Ernesto Joaquim Maria dos Santos, better known as Donga, (April 5, 1890 – August 25, 1974) was a Brazilian guitarist and composer. He composed what is considered the first recorded samba, the 1916 song Pelo Telefone.

== Life and career ==
Donga was born in Rio de Janeiro, the son of Pedro Joaquim Maria and Amélia Silvana de Araújo; he had eight siblings. His father was a bricklayer and played the euphonium in his spare time; his mother was the known Tia Amélia from the group of tias baianas of Cidade Nova and liked to sing modinhas and promoted countless parties.

He participated in the musical gatherings at the home of Tia Ciata, alongside João da Baiana, Pixinguinha, Hilário Jovino Ferreira and others. A big fan of Mário Cavaquinho, he started playing that instrument by ear, at the age of 14. Shortly afterwards he learned to play the guitar, studying with Quincas Laranjeiras. In November 1916 he registered in the National Library of Brazil the recording of Pelo Telefone, considered the first recorded samba in history.

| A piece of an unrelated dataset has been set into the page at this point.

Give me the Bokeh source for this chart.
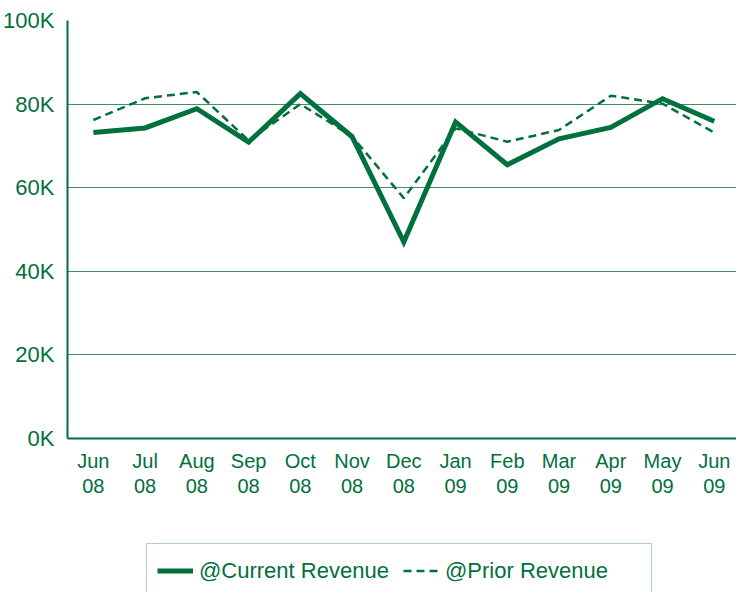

He organized with Pixinguinha the Orquestra Típica Donga-Pixinguinha. In 1919, together with Pixinguinha and six other musicians, he joined, as a guitarist, the group Oito Batutas, which toured Europe in 1922.

In 1926 he joined the band Carlito Jazz band.
In 1940 Donga recorded nine compositions (among sambas, toadas, macumbas and lundus) from the album Native Brazilian Music, organized by two conductors: Leopold Stokowski and Heitor Villa-Lobos, released in the United States by Columbia.

At the end of the 50s he returned to perform with the group Velha Guarda, in shows organized by Almirante.

== Personal life and death ==
In 1932 Donga married Zaíra de Oliveira, also a musician, with whom he had a daughter, Lígia. Zaíra died in 1951; Donga married again in 1953 and went to live in the neighborhood of Aldeia Campista, where he retired as a retired bailiff. Sick and almost blind, he lived his last days at the Retiro dos Artistas, dying in 1974. He is buried in the São João Batista Cemetery.

Elson Nascimento, most well known as a member of the Sun Ra Arkestra, is one of Donga's direct descendants.